Partial Orders
A choice of reflection generators gives rise to a length function l on a Coxeter group, namely the minimum number of uses of generators required to express a group element; this is precisely the length in the word metric in the Cayley graph. An expression for v using l(v) generators is a reduced word. For example, the permutation (13) in S3 has two reduced words, (12)(23)(12) and (23)(12)(23). The function defines a map generalizing the sign map for the symmetric group.

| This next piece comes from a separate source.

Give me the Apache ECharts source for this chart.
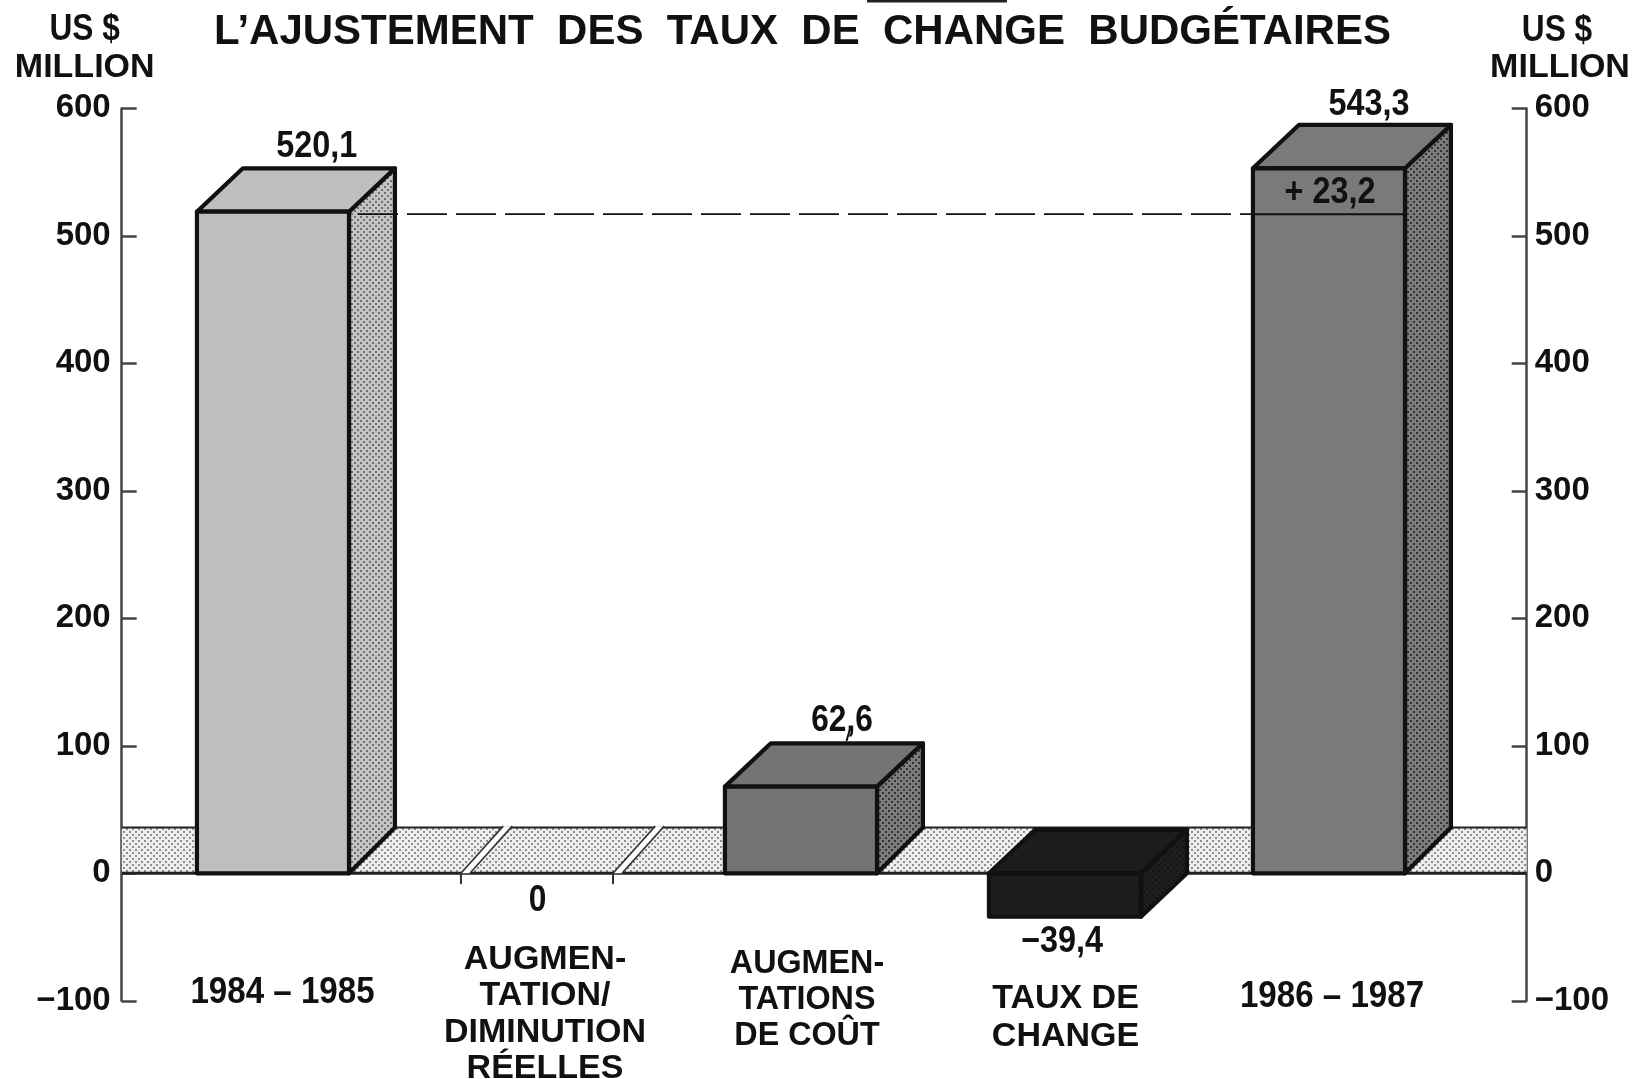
<!DOCTYPE html>
<html>
<head>
<meta charset="utf-8">
<script src="https://cdn.jsdelivr.net/npm/echarts@6/dist/echarts.min.js"></script>
<style>
html, body { margin: 0; padding: 0; background: #fff; }
#main { width: 1636px; height: 1079px; }
</style>
</head>
<body>
<div id="main"></div>
<script>
// printed figures
var categories = ['1984 – 1985', 'AUGMEN-\nTATION/\nDIMINUTION\nRÉELLES', 'AUGMEN-\nTATIONS\nDE COÛT', 'TAUX DE\nCHANGE', '1986 – 1987'];
var printedValues = ['520,1', '0', '62,6', '−39,4', '543,3'];
var printedIncrease = '+ 23,2';
var yTicks = [-100, 0, 100, 200, 300, 400, 500, 600];

// heights as they are drawn in the picture (the artwork does not follow the printed figures exactly)
var drawnHeights = [519, 0, 68, -34, 553];
var priorLevel = [517];   // level of the dashed line and of the line inside the last bar
var floorHeight = [36];

var FONT = '"Liberation Sans", Arial, sans-serif';
var INK = '#111';
var barW = 0.288;   // half width, x axis units
var depthX = 0.174;
var depthY = 34;

function dots(bg, fg) {
    var c = document.createElement('canvas');
    c.width = 6; c.height = 6;
    var g = c.getContext('2d');
    g.fillStyle = bg;
    g.fillRect(0, 0, 6, 6);
    g.fillStyle = fg;
    g.fillRect(0, 0, 2, 2);
    g.fillRect(3, 3, 2, 2);
    return { image: c, repeat: 'repeat' };
}

var frontFill = ['#bebebe', null, '#747474', '#1c1c1c', '#7a7a7a'];
var sideFill = [dots('#c4c4c4', '#707070'), null, dots('#7c7c7c', '#343434'), dots('#1e1e1e', '#141414'), dots('#7c7c7c', '#343434')];
var floorFill = dots('#eeeeee', '#8e8e8e');

function poly(api, pts, fill) {
    return {
        type: 'polygon',
        shape: { points: pts.map(function (p) { return api.coord(p); }) },
        style: { fill: fill, stroke: INK, lineWidth: 4.2, lineJoin: 'round' }
    };
}

function seg(api, a, b, color, w) {
    var p = api.coord(a), q = api.coord(b);
    return {
        type: 'line',
        shape: { x1: p[0], y1: p[1], x2: q[0], y2: q[1] },
        style: { stroke: color, lineWidth: w }
    };
}

function renderFloor(params, api) {
    var xMin = api.value(0), xMax = api.value(1), h = api.value(2);
    var a = api.coord([xMin, h]), b = api.coord([xMax, 0]);
    return {
        type: 'group',
        children: [
            { type: 'rect', shape: { x: a[0], y: a[1], width: b[0] - a[0], height: b[1] - a[1] }, style: { fill: floorFill } },
            seg(api, [xMin, h], [xMax, h], '#222', 2),
            seg(api, [xMin, 0], [xMax, 0], '#222', 3)
        ]
    };
}

function renderBar(params, api) {
    var i = api.value(0), v = api.value(1);
    var x0 = i - barW, x1 = i + barW;
    var children = [];
    if (v === 0) {
        // no bar: two breaks in the floor and two small ticks under it
        [x0, x1].forEach(function (x) {
            var gap = 0.034;
            var top = floorHeight[0] + 1;
            var slant = depthX * 0.92;
            children.push({
                type: 'polygon',
                shape: { points: [[x, 0], [x + slant, top], [x + slant + gap, top], [x + gap, 0]].map(function (p) { return api.coord(p); }) },
                style: { fill: '#fff' }
            });
            children.push(seg(api, [x, 0], [x + slant, top], '#333', 1.6));
            children.push(seg(api, [x + gap, 0], [x + slant + gap, top], '#333', 1.6));
            children.push(seg(api, [x, 0], [x, -8.5], '#333', 2));
        });
        return { type: 'group', children: children };
    }
    var t = Math.max(v, 0), b = Math.min(v, 0);
    var backBottom = b === 0 ? floorHeight[0] : b + depthY;
    children.push(poly(api, [[x1, b], [x1 + depthX, backBottom], [x1 + depthX, t + depthY], [x1, t]], sideFill[i]));
    children.push(poly(api, [[x0, t], [x1, t], [x1 + depthX, t + depthY], [x0 + depthX, t + depthY]], frontFill[i]));
    children.push(poly(api, [[x0, b], [x1, b], [x1, t], [x0, t]], frontFill[i]));
    if (i === 4) {
        children.push(seg(api, [x0, priorLevel[0]], [x1, priorLevel[0]], INK, 2));
    }
    return { type: 'group', children: children };
}

function label(text, x, y, size, sx, lineH) {
    var st = {
        text: text,
        fill: INK,
        font: 'bold ' + size + 'px ' + FONT,
        textAlign: 'center',
        textVerticalAlign: 'middle'
    };
    if (lineH) st.lineHeight = lineH;
    return { type: 'text', x: x, y: y + 2.5, scaleX: sx || 1, z: 20, style: st };
}

var chart = echarts.init(document.getElementById('main'), null, { renderer: 'canvas' });

function yAxis(position, margin) {
    return {
        type: 'value',
        position: position,
        min: yTicks[0],
        max: yTicks[yTicks.length - 1],
        interval: 100,
        splitLine: { show: false },
        axisLine: { show: true, onZero: false, lineStyle: { color: '#444', width: 2.5 } },
        axisTick: { show: true, inside: true, length: 15, lineStyle: { color: '#444', width: 2.5 } },
        axisLabel: {
            margin: margin,
            color: INK,
            fontFamily: FONT,
            fontWeight: 'bold',
            fontSize: 33,
            padding: [0, 0, 2, 0],
            formatter: function (v) { return String(v).replace('-', '−'); }
        }
    };
}

var option = {
    animation: false,
    backgroundColor: '#fff',
    grid: { left: 121.7, right: 109.3, top: 108.4, bottom: 78.2 },
    xAxis: { type: 'value', min: -0.573, max: 4.749, show: false },
    yAxis: [yAxis('left', 11), yAxis('right', 8)],
    series: [
        {
            type: 'custom',
            z: 1,
            clip: false,
            silent: true,
            renderItem: renderFloor,
            data: [[-0.573, 4.749, floorHeight[0]]]
        },
        {
            type: 'custom',
            z: 2,
            clip: false,
            silent: true,
            renderItem: renderBar,
            data: drawnHeights.map(function (h, i) { return [i, h]; })
        },
        {
            type: 'line',
            z: 3,
            silent: true,
            showSymbol: false,
            lineStyle: { color: INK, width: 1.8, type: [40, 9] },
            data: [[0.322, priorLevel[0]], [3.712, priorLevel[0]]]
        }
    ],
    graphic: [
        label('L’AJUSTEMENT  DES  TAUX  DE  CHANGE  BUDGÉTAIRES', 802.5, 30, 42),
        { type: 'rect', shape: { x: 867, y: 0, width: 140, height: 2.5 }, style: { fill: '#222' } },
        label('US $', 84.7, 28, 36, 0.88),
        label('MILLION', 84.7, 65, 34),
        label('US $', 1557, 29, 36, 0.88),
        label('MILLION', 1560, 65, 34),
        label(printedValues[0], 316.7, 144.5, 36, 0.9),
        label(printedValues[1], 537.5, 898.5, 36, 0.88),
        label(printedValues[2], 842, 719, 36, 0.88),
        label(printedValues[3], 1062, 940, 36, 0.9),
        label(printedValues[4], 1369, 102.5, 36, 0.9),
        label(printedIncrease, 1330, 191, 36, 0.9),
        { type: 'line', shape: { x1: 850, y1: 729, x2: 846.5, y2: 741 }, style: { stroke: INK, lineWidth: 2 } },
        label(categories[0], 282.5, 991, 36, 0.92),
        label(categories[1], 545, 1011.7, 34, 1, 36.2),
        label(categories[2], 807, 997, 34, 0.95, 36),
        label(categories[3], 1065.5, 1015, 34, 1, 38),
        label(categories[4], 1332, 995, 36, 0.92)
    ]
};

chart.setOption(option);
</script>
</body>
</html>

Using reduced words one may define three partial orders on the Coxeter group, the (right) weak order, the absolute order and the Bruhat order (named for François Bruhat). An element v exceeds an element u in the Bruhat order if some (or equivalently, any) reduced word for v contains a reduced word for u as a substring, where some letters (in any position) are dropped. In the weak order, v ≥ u if some reduced word for v contains a reduced word for u as an initial segment. Indeed, the word length makes this into a graded poset. The Hasse diagrams corresponding to these orders are objects of study, and are related to the Cayley graph determined by the generators. The absolute order is defined analogously to the weak order, but with generating set/alphabet consisting of all conjugates of the Coxeter generators.
For example, the permutation (1 2 3) in S3 has only one reduced word, (12)(23), so covers (12) and (23) in the Bruhat order but only covers (12) in the weak order.